In spite of the tragic duality of Garland’s life, her phenomenal voice and commanding performances never left anyone in doubt of her supreme talent. And, while Garland was radically different to any of the glamorous golden era divas like Ava Gardner and Lana Turner, it is not simply her powerful vibrato that mesmerised audiences past and present. It is in Garland’s total vulnerability that she was able to forge a connection with her viewers, and make them feel as if she was singing to only them. “She sings straight into your central nervous system.
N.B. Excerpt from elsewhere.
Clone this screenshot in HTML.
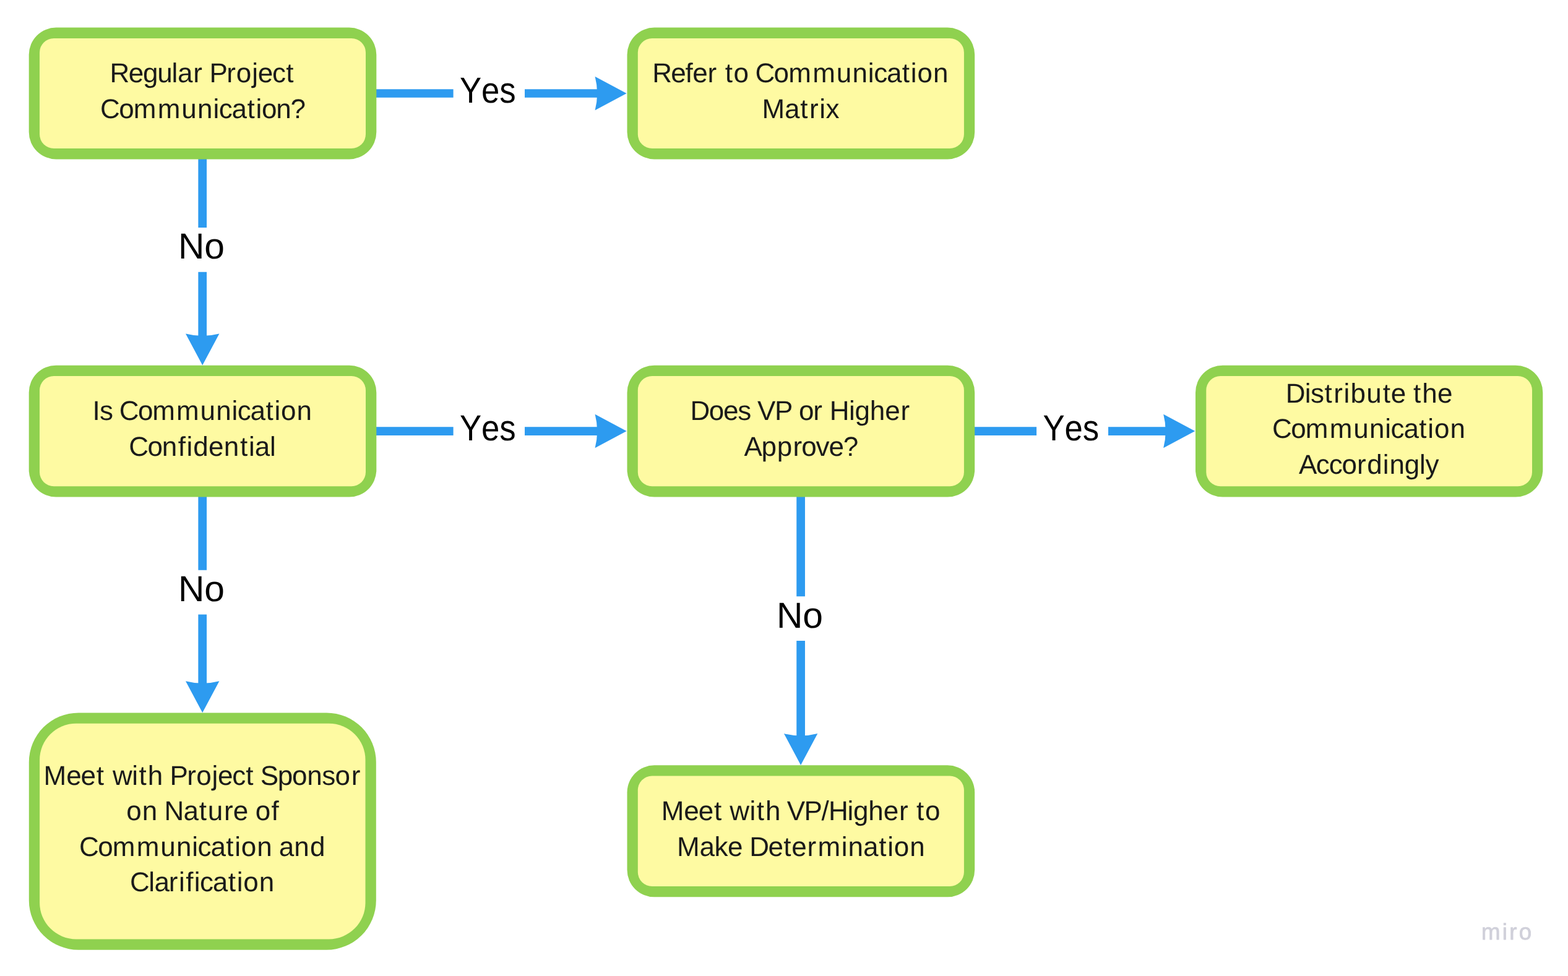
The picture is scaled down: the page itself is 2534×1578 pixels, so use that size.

Her voice undoes people,” observes Susie Boyt in the Guardian, the author of My Judy Garland Life. “Her best performances give you the sense that you are entering a good crisis, like hang-gliding or falling in love or having your stitches removed.”
So raw and sincere were Garland’s performances, that it was often hard to separate the stage persona from the hope, anguish and longing of the real woman. That air of a survivor perhaps goes some way to explaining why Garland remains an important gay icon, because she embodied what it meant to hide, to role play, to bear the weight of your trauma at all times, and persist in spite of it. Indeed, last month, Rufus Wainwright, who duets with Zellweger in the new film, told Rolling Stone that “The Wizard Of Oz was one of the pyramids of culture that I gazed at as a small child”.
Whatever that potent quality was, in 1954, four years after her contract at MGM was suspended following a suicide attempt, Garland made waves with one of her most career-defining performances in A Star Is Born. Heralded as Garland’s comeback, the film tells the story of talented singer-turned-film-star Esther Blodgett, and fading actor Norman Maine (played by James Mason), who spots Blodgett’s true potential and guides her towards stardom. Tragically, the themes of addiction, loss and suicide explored by the film were mirrored in its leading lady, who was plagued by illness, substance dependency and hypochondria throughout its creation. Though Garland, whose incredible performance was hailed as “just about the greatest one-woman show in modern movie history” by Time magazine, and earned her an Academy Award nomination, her career much like her co-star’s character, was already in decline.
In Garland’s later years, her failed relationships fuelled an everlasting unlucky-in-love narrative. Over the course of her life, she married five times; firstly to composer David Rose in 1941 at the age of 19, who she would go on to divorce in 1944. In 1945, Garland met director Vincente Minnelli, with whom she had a daughter, Liza Minnelli, but the couple parted ways in 1951. A year later came businessman Sid Luft, with whom she had two children, Lorna and Joey, but after claims of domestic abuse, Garland divorced him in 1965. That same year, Garland went on to marry actor Mark Herron, but they too separated in 1969. It was her final marriage to Mickey Deans in 1969, just three months before her accidental barbiturate overdose in London, that finally brought happiness. “Finally, finally, I am loved,” she told the press.
As much as Hollywood has been responsible for the downfall of screen legends, there always remains the potential for rebirth. And what Zellweger does in Judy, is bring Garland back to life. The film throws into sharp relief the way Garland’s life has been crudely sensationalised into a tale of talented ingenue vs fallen star, proving that no person can be neatly boxed and labelled. Garland wasn’t just an entertainer, the same way that she wasn’t just a drug addict. She was made up of multitudes, and while the film industry may have tried to suppress her idiosyncrasies in her heyday, Zellweger wants the world to know just how much she was woefully misunderstood.
“There was so much that was not allowed for,” she recently reflected in an interview with Vulture. “You’re not allowed to be human. There’s no room on the schedule for her sanity - the choices that were made for her and how she was exploited.” With Judy, there’s a chance to see a fully realised character, put a spotlight on Garland’s magnificent achievements, and, as James Mason once memorably said at her funeral, “wring tears out of hearts of rock.”